| HN Mirror

Y	Hacker News new \| ask \| show \| jobs

by mort96 282 days ago

You can do that to some limited degree, but not really.

There are more relevant modern examples, but one example that I really think illustrates the issue well is floating point instructions. The x87 instruction set is the first set of floating point instructions for x86 processors, first introduced in the late 80s. In the late 90s/early 2000s, Intel released CPUs with the new SSE and SSE2 extensions, with a new approach to floating point (x87 was really designed for use with a separate floating point coprocessor, with a design that's unfortunate now that CPUs have native floating point support).

So modern compilers generate SSE instructions rather than the (now considered obsolete) x87 instructions when working with floating point. Trying to run a program compiled with a modern compiler on a CPU without SSE support will just crash with an illegal instruction exception.

There are two main ways we could imagine supporting x87-only CPUs while using SSE instructions on CPUs with SSE:

Every time the compiler wants to generate a floating point instruction (or sequence of floating point instructions), it could generate the x87 instruction(s), the SSE instruction(s), and a conditional branch to the right place based on SSE support. This would tank performance. Any performance saving you get from using an SSE instruction instead of an x87 instruction is probably going to be outweighed by the branch.

The other option is: you could generate one x87 version and one SSE version of every function which uses floats, and let the dynamic linker sort out function calls and pick the x87 version on old CPUs and the SSE version on new CPUs. This would more or less leave performance unaffected, but it would, in the worst case, almost double your code size (since you may end up with two versions of almost every function). And in fact, it's worse: the original SSE only supports 32-bit floats, while SSE2 supports 64-bit floats; so you want one version of every function which uses x87 for everything (for the really old CPUs), one version of every function which uses x87 for 64-bit floats and SSE for 32-bit floats, and you want one function which uses SSE and SSE2 for all floats. Oh, and SSE3 added some useful functions; so you want a fourth version of some functions where you can use instructions from SSE3, and use a slower fallback on systems without SSE3. Suddenly you're generating 4 versions of most functions. And this is only from SSE, without considering other axes along which CPUs differ.
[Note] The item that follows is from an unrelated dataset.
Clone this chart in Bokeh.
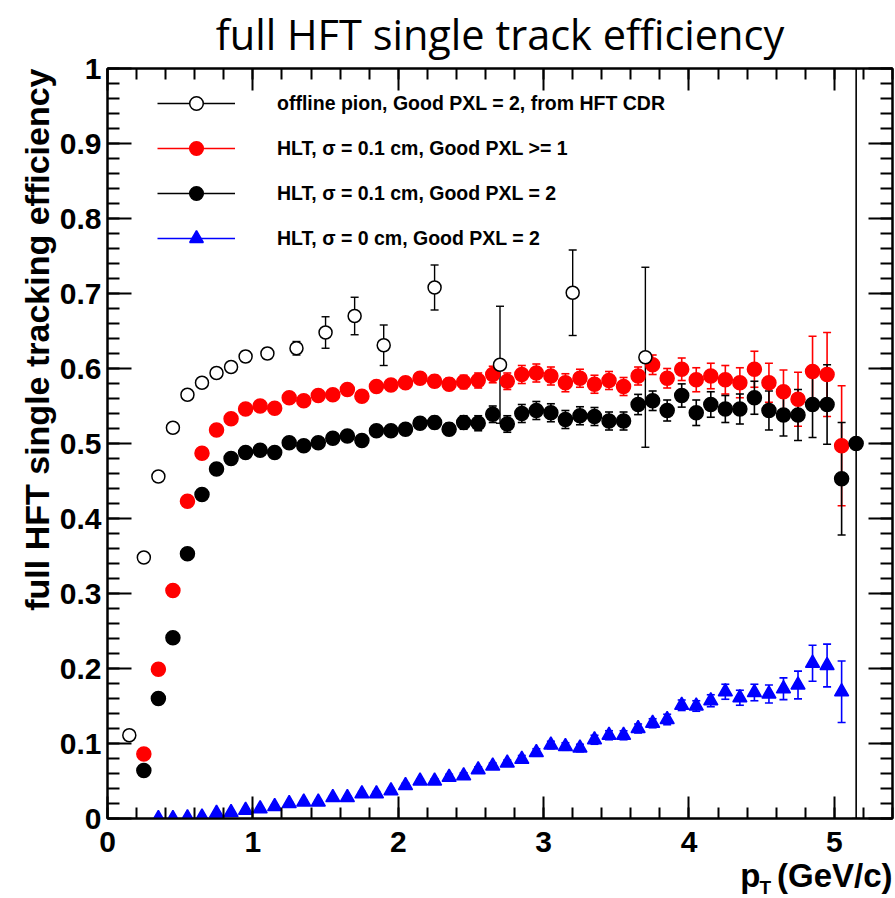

You have to actively make a choice here about what to support. It doesn't make a sense to ship every possible permutation of every function, you'd end up with massive executables. You typically assume a baseline instruction set from some time in the past 20 years, so you're typically gonna let your compiler go wild with SSE/SSE2/SSE3/SSE4 instructions and let your program crash on the i486. For specific functions which get a particularly large speed-up from using something more exotic (say, AVX512), you can manually include one exotic version and one fallback version of that function.

But this causes the problem that most of your program is gonna get compiled against some baseline, and the more constrained that baseline is, the more CPUs you're gonna support, but the slower it's gonna run (though we're usually talking single-digit percents faster, not orders of magnitude faster).